◆ Task to carry out
Below you will find a set of lines. Repeat them all exactly.

[start of Collected material]

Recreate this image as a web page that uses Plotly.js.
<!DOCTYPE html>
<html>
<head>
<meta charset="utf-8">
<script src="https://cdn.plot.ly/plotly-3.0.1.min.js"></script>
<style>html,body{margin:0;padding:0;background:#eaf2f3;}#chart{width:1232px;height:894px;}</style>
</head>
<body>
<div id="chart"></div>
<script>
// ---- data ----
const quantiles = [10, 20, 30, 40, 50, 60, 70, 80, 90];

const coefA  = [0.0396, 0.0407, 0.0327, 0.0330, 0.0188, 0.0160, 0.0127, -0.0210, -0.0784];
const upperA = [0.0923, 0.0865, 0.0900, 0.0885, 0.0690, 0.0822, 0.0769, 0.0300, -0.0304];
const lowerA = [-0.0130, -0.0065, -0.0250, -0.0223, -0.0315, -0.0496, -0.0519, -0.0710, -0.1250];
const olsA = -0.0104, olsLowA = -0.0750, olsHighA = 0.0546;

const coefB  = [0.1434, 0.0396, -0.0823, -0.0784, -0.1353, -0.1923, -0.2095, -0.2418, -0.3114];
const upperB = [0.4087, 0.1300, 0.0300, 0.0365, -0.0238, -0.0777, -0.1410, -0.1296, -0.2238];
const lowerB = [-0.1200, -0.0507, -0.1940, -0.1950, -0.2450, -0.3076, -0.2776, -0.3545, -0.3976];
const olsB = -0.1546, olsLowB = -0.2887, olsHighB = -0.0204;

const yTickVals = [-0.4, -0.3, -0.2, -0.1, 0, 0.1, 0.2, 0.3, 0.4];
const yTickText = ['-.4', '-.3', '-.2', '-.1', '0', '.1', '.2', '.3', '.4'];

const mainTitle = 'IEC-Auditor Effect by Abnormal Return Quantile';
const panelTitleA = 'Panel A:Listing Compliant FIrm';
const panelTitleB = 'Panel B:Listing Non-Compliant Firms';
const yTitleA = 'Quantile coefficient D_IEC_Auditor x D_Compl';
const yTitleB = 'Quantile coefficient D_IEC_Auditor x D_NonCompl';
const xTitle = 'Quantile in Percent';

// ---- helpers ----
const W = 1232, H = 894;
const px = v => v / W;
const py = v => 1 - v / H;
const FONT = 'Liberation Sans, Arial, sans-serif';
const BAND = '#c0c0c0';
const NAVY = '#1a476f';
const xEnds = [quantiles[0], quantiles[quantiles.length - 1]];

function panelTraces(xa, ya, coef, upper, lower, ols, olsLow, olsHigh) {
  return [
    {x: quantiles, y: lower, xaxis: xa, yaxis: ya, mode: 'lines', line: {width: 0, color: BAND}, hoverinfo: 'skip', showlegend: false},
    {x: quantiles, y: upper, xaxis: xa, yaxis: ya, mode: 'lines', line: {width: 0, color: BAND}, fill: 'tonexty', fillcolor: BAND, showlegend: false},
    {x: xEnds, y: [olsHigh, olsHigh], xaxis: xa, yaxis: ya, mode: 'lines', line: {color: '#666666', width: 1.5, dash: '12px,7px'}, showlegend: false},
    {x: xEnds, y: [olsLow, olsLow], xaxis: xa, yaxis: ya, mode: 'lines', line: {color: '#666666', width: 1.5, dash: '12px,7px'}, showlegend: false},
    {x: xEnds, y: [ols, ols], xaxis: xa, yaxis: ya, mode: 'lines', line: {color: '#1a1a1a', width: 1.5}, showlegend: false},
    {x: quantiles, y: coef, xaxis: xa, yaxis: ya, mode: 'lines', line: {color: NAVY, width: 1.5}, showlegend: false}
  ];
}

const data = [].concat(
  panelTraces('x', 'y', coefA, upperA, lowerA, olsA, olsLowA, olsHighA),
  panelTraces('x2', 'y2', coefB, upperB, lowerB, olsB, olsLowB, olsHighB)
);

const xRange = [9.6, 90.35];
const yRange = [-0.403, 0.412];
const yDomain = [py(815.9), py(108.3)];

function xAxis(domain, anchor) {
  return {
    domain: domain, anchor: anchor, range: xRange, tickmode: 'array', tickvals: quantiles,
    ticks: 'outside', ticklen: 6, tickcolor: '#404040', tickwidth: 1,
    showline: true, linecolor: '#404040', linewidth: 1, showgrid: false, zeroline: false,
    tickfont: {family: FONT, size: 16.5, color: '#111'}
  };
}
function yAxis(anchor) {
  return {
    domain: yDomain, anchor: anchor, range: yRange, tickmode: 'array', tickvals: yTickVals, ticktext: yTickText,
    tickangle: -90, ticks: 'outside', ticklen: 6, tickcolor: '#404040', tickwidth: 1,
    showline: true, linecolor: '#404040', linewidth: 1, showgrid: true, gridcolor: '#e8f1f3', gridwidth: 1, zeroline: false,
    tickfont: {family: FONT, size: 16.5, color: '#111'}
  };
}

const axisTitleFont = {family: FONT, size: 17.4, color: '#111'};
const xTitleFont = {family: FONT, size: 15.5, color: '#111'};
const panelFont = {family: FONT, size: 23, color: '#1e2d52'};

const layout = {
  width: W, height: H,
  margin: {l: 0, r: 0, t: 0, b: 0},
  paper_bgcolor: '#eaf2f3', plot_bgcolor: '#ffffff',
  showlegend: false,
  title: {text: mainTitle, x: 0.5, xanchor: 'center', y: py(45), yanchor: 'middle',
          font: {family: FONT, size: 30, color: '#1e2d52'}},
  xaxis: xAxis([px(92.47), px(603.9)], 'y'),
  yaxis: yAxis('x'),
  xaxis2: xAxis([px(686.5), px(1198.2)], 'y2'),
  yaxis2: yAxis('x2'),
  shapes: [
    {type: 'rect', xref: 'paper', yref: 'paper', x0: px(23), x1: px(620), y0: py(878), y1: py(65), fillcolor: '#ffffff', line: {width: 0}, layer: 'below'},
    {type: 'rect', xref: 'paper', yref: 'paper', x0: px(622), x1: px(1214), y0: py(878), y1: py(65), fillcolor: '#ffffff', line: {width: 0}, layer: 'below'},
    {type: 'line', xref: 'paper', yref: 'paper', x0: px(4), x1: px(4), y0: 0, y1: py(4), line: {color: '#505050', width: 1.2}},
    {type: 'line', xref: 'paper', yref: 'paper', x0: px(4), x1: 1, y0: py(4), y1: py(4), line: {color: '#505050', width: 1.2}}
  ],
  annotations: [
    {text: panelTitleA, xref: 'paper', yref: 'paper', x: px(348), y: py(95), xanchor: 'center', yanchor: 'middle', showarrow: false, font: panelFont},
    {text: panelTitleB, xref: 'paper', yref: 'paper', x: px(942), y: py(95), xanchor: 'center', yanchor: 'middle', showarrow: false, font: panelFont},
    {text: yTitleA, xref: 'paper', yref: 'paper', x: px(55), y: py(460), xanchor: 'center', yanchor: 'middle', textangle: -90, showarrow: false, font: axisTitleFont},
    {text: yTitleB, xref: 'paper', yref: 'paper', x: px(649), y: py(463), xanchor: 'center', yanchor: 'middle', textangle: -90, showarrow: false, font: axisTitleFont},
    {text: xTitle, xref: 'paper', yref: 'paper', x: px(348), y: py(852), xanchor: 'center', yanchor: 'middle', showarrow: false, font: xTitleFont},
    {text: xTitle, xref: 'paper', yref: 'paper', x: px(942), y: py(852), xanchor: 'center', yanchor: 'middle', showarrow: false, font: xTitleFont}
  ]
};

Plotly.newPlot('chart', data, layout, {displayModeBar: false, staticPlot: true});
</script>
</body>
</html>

[end of Collected material]

◆ Reply to the exercise
Recreate this image as a web page that uses Plotly.js.
<!DOCTYPE html>
<html>
<head>
<meta charset="utf-8">
<script src="https://cdn.plot.ly/plotly-3.0.1.min.js"></script>
<style>html,body{margin:0;padding:0;background:#eaf2f3;}#chart{width:1232px;height:894px;}</style>
</head>
<body>
<div id="chart"></div>
<script>
// ---- data ----
const quantiles = [10, 20, 30, 40, 50, 60, 70, 80, 90];

const coefA  = [0.0396, 0.0407, 0.0327, 0.0330, 0.0188, 0.0160, 0.0127, -0.0210, -0.0784];
const upperA = [0.0923, 0.0865, 0.0900, 0.0885, 0.0690, 0.0822, 0.0769, 0.0300, -0.0304];
const lowerA = [-0.0130, -0.0065, -0.0250, -0.0223, -0.0315, -0.0496, -0.0519, -0.0710, -0.1250];
const olsA = -0.0104, olsLowA = -0.0750, olsHighA = 0.0546;

const coefB  = [0.1434, 0.0396, -0.0823, -0.0784, -0.1353, -0.1923, -0.2095, -0.2418, -0.3114];
const upperB = [0.4087, 0.1300, 0.0300, 0.0365, -0.0238, -0.0777, -0.1410, -0.1296, -0.2238];
const lowerB = [-0.1200, -0.0507, -0.1940, -0.1950, -0.2450, -0.3076, -0.2776, -0.3545, -0.3976];
const olsB = -0.1546, olsLowB = -0.2887, olsHighB = -0.0204;

const yTickVals = [-0.4, -0.3, -0.2, -0.1, 0, 0.1, 0.2, 0.3, 0.4];
const yTickText = ['-.4', '-.3', '-.2', '-.1', '0', '.1', '.2', '.3', '.4'];

const mainTitle = 'IEC-Auditor Effect by Abnormal Return Quantile';
const panelTitleA = 'Panel A:Listing Compliant FIrm';
const panelTitleB = 'Panel B:Listing Non-Compliant Firms';
const yTitleA = 'Quantile coefficient D_IEC_Auditor x D_Compl';
const yTitleB = 'Quantile coefficient D_IEC_Auditor x D_NonCompl';
const xTitle = 'Quantile in Percent';

// ---- helpers ----
const W = 1232, H = 894;
const px = v => v / W;
const py = v => 1 - v / H;
const FONT = 'Liberation Sans, Arial, sans-serif';
const BAND = '#c0c0c0';
const NAVY = '#1a476f';
const xEnds = [quantiles[0], quantiles[quantiles.length - 1]];

function panelTraces(xa, ya, coef, upper, lower, ols, olsLow, olsHigh) {
  return [
    {x: quantiles, y: lower, xaxis: xa, yaxis: ya, mode: 'lines', line: {width: 0, color: BAND}, hoverinfo: 'skip', showlegend: false},
    {x: quantiles, y: upper, xaxis: xa, yaxis: ya, mode: 'lines', line: {width: 0, color: BAND}, fill: 'tonexty', fillcolor: BAND, showlegend: false},
    {x: xEnds, y: [olsHigh, olsHigh], xaxis: xa, yaxis: ya, mode: 'lines', line: {color: '#666666', width: 1.5, dash: '12px,7px'}, showlegend: false},
    {x: xEnds, y: [olsLow, olsLow], xaxis: xa, yaxis: ya, mode: 'lines', line: {color: '#666666', width: 1.5, dash: '12px,7px'}, showlegend: false},
    {x: xEnds, y: [ols, ols], xaxis: xa, yaxis: ya, mode: 'lines', line: {color: '#1a1a1a', width: 1.5}, showlegend: false},
    {x: quantiles, y: coef, xaxis: xa, yaxis: ya, mode: 'lines', line: {color: NAVY, width: 1.5}, showlegend: false}
  ];
}

const data = [].concat(
  panelTraces('x', 'y', coefA, upperA, lowerA, olsA, olsLowA, olsHighA),
  panelTraces('x2', 'y2', coefB, upperB, lowerB, olsB, olsLowB, olsHighB)
);

const xRange = [9.6, 90.35];
const yRange = [-0.403, 0.412];
const yDomain = [py(815.9), py(108.3)];

function xAxis(domain, anchor) {
  return {
    domain: domain, anchor: anchor, range: xRange, tickmode: 'array', tickvals: quantiles,
    ticks: 'outside', ticklen: 6, tickcolor: '#404040', tickwidth: 1,
    showline: true, linecolor: '#404040', linewidth: 1, showgrid: false, zeroline: false,
    tickfont: {family: FONT, size: 16.5, color: '#111'}
  };
}
function yAxis(anchor) {
  return {
    domain: yDomain, anchor: anchor, range: yRange, tickmode: 'array', tickvals: yTickVals, ticktext: yTickText,
    tickangle: -90, ticks: 'outside', ticklen: 6, tickcolor: '#404040', tickwidth: 1,
    showline: true, linecolor: '#404040', linewidth: 1, showgrid: true, gridcolor: '#e8f1f3', gridwidth: 1, zeroline: false,
    tickfont: {family: FONT, size: 16.5, color: '#111'}
  };
}

const axisTitleFont = {family: FONT, size: 17.4, color: '#111'};
const xTitleFont = {family: FONT, size: 15.5, color: '#111'};
const panelFont = {family: FONT, size: 23, color: '#1e2d52'};

const layout = {
  width: W, height: H,
  margin: {l: 0, r: 0, t: 0, b: 0},
  paper_bgcolor: '#eaf2f3', plot_bgcolor: '#ffffff',
  showlegend: false,
  title: {text: mainTitle, x: 0.5, xanchor: 'center', y: py(45), yanchor: 'middle',
          font: {family: FONT, size: 30, color: '#1e2d52'}},
  xaxis: xAxis([px(92.47), px(603.9)], 'y'),
  yaxis: yAxis('x'),
  xaxis2: xAxis([px(686.5), px(1198.2)], 'y2'),
  yaxis2: yAxis('x2'),
  shapes: [
    {type: 'rect', xref: 'paper', yref: 'paper', x0: px(23), x1: px(620), y0: py(878), y1: py(65), fillcolor: '#ffffff', line: {width: 0}, layer: 'below'},
    {type: 'rect', xref: 'paper', yref: 'paper', x0: px(622), x1: px(1214), y0: py(878), y1: py(65), fillcolor: '#ffffff', line: {width: 0}, layer: 'below'},
    {type: 'line', xref: 'paper', yref: 'paper', x0: px(4), x1: px(4), y0: 0, y1: py(4), line: {color: '#505050', width: 1.2}},
    {type: 'line', xref: 'paper', yref: 'paper', x0: px(4), x1: 1, y0: py(4), y1: py(4), line: {color: '#505050', width: 1.2}}
  ],
  annotations: [
    {text: panelTitleA, xref: 'paper', yref: 'paper', x: px(348), y: py(95), xanchor: 'center', yanchor: 'middle', showarrow: false, font: panelFont},
    {text: panelTitleB, xref: 'paper', yref: 'paper', x: px(942), y: py(95), xanchor: 'center', yanchor: 'middle', showarrow: false, font: panelFont},
    {text: yTitleA, xref: 'paper', yref: 'paper', x: px(55), y: py(460), xanchor: 'center', yanchor: 'middle', textangle: -90, showarrow: false, font: axisTitleFont},
    {text: yTitleB, xref: 'paper', yref: 'paper', x: px(649), y: py(463), xanchor: 'center', yanchor: 'middle', textangle: -90, showarrow: false, font: axisTitleFont},
    {text: xTitle, xref: 'paper', yref: 'paper', x: px(348), y: py(852), xanchor: 'center', yanchor: 'middle', showarrow: false, font: xTitleFont},
    {text: xTitle, xref: 'paper', yref: 'paper', x: px(942), y: py(852), xanchor: 'center', yanchor: 'middle', showarrow: false, font: xTitleFont}
  ]
};

Plotly.newPlot('chart', data, layout, {displayModeBar: false, staticPlot: true});
</script>
</body>
</html>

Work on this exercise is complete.